Councillor of Rio de Janeiro
- In office 1 January 2005 – 1 February 2019
- Constituency: At-large

Personal details
- Born: João Francisco Inácio Brazão 22 February 1962 (age 64) Rio de Janeiro, Brazil
- Party: Independent (since 2024)
- Other political affiliations: MDB (2003–2018); Avante (2018–2022); UNIÃO (2022–2024);
- Occupation: Merchant, entrepreneur, politician
- Known for: Assassination of Marielle Franco
- Criminal status: Home arrest
- Convictions: Double homicide, attempted murder, armed criminal organization
- Criminal penalty: 76 years and 3 months in prison

= Chiquinho Brazão =

Brazilian politician (born 1962)

João Francisco Inácio Brazão (born 22 February 1962), better known as Chiquinho Brazão, is a Brazilian businessman and politician.

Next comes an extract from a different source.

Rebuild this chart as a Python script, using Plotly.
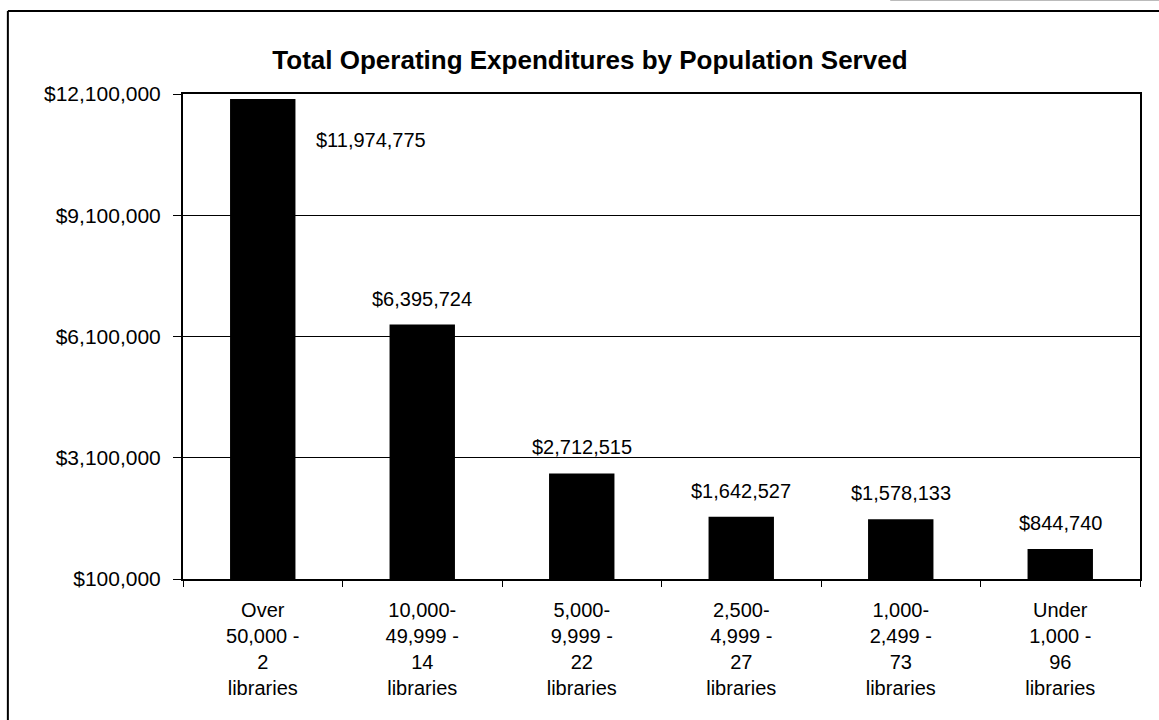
import plotly.graph_objects as go

categories = [
    "Over<br>50,000 -<br>2<br>libraries",
    "10,000-<br>49,999 -<br>14<br>libraries",
    "5,000-<br>9,999 -<br>22<br>libraries",
    "2,500-<br>4,999 -<br>27<br>libraries",
    "1,000-<br>2,499 -<br>73<br>libraries",
    "Under<br>1,000 -<br>96<br>libraries",
]
values = [11974775, 6395724, 2712515, 1642527, 1578133, 844740]
y_ticks = [100000, 3100000, 6100000, 9100000, 12100000]
y_tick_labels = ["$100,000", "$3,100,000", "$6,100,000", "$9,100,000", "$12,100,000"]
title_text = "Total Operating Expenditures by Population Served"

FONT = "Liberation Sans, Arial, sans-serif"

fig = go.Figure()
fig.add_trace(go.Bar(
    x=categories, y=values, base=0,
    marker=dict(color="black", line=dict(width=0)),
    width=0.41, hoverinfo="skip",
))

annotations = []
for i, (c, v) in enumerate(zip(categories, values)):
    label = "${:,}".format(v)
    if i == 0:
        annotations.append(dict(x=c, y=v, xref="x", yref="y", text=label, showarrow=False,
                                xanchor="left", yanchor="middle", xshift=51, yshift=-41,
                                font=dict(size=20, color="black", family=FONT)))
    else:
        annotations.append(dict(x=c, y=v, xref="x", yref="y", text=label, showarrow=False,
                                xanchor="center", yanchor="bottom", yshift=13,
                                font=dict(size=20, color="black", family=FONT)))

fig.update_layout(
    width=1159, height=720,
    margin=dict(l=183, r=19, t=94, b=141),
    paper_bgcolor="white", plot_bgcolor="white",
    showlegend=False,
    font=dict(family=FONT, size=20, color="black"),
    title=dict(text="<b>" + title_text + "</b>", x=0.509, xanchor="center",
               y=1 - 60 / 720, yanchor="middle",
               font=dict(size=26, family=FONT, color="black")),
    bargap=0.59,
    annotations=annotations,
    shapes=[
        dict(type="line", xref="paper", yref="paper", x0=-0.183, x1=1.05, y0=1.171, y1=1.171,
             line=dict(color="black", width=2)),
        dict(type="line", xref="paper", yref="paper", x0=-0.183, x1=-0.183, y0=1.171, y1=-0.32,
             line=dict(color="black", width=2)),
        dict(type="line", xref="paper", yref="paper", x0=0.739, x1=1.05, y0=1.1928, y1=1.1928,
             line=dict(color="#bbbbbb", width=1)),
    ],
)
fig.update_xaxes(
    type="category", showline=True, linecolor="black", linewidth=2, mirror=True,
    ticks="outside", tickson="boundaries", ticklen=6, tickcolor="black", tickwidth=1,
    ticklabelstandoff=12,
    showgrid=False, tickfont=dict(size=20, family=FONT, color="black"),
)
fig.update_yaxes(
    range=[100000, 12100000], tickvals=y_ticks, ticktext=y_tick_labels,
    showline=True, linecolor="black", linewidth=2, mirror=True,
    ticks="outside", ticklen=8, tickcolor="black", tickwidth=1,
    ticklabelstandoff=8,
    showgrid=True, gridcolor="black", gridwidth=1, zeroline=False,
    tickfont=dict(size=21, family=FONT, color="black"),
)
fig.write_html("out.html", config={"displayModeBar": False},
               post_script="document.body.style.margin='0';document.body.style.overflow='hidden';")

He was elected to the Brazilian Chamber of Deputies in the 2018 elections for Avante with a total vote of 25,817. Brazão is brother to Domingos Brazão and Pedro Brazão, well-known politicians.

Along with his brother Domingos Brazão, he was one of those accused of ordering the murder of councilwoman Marielle Franco. In 2025, due to Chiquinho Brazão's health condition, the minister of the Federal Supreme Court, Alexandre de Moraes, granted house arrest. He had been imprisoned in the Campo Grande Federal Penitentiary since 2024.

== Assassination of Marielle Franco ==

On 24 March 2024, Brazão was arrested, alongside his brother Domingos Brazão and chief of police Rivaldo Barbosa, on suspicions of involvement in the assassination of councilwoman Marielle Franco and driver Anderson Gomes.

On 25 February 2026, a panel of the Supreme Federal Court convicted five people, including the Brazão brothers, for Franco's assassination and sentenced them to up to 76 years' imprisonment.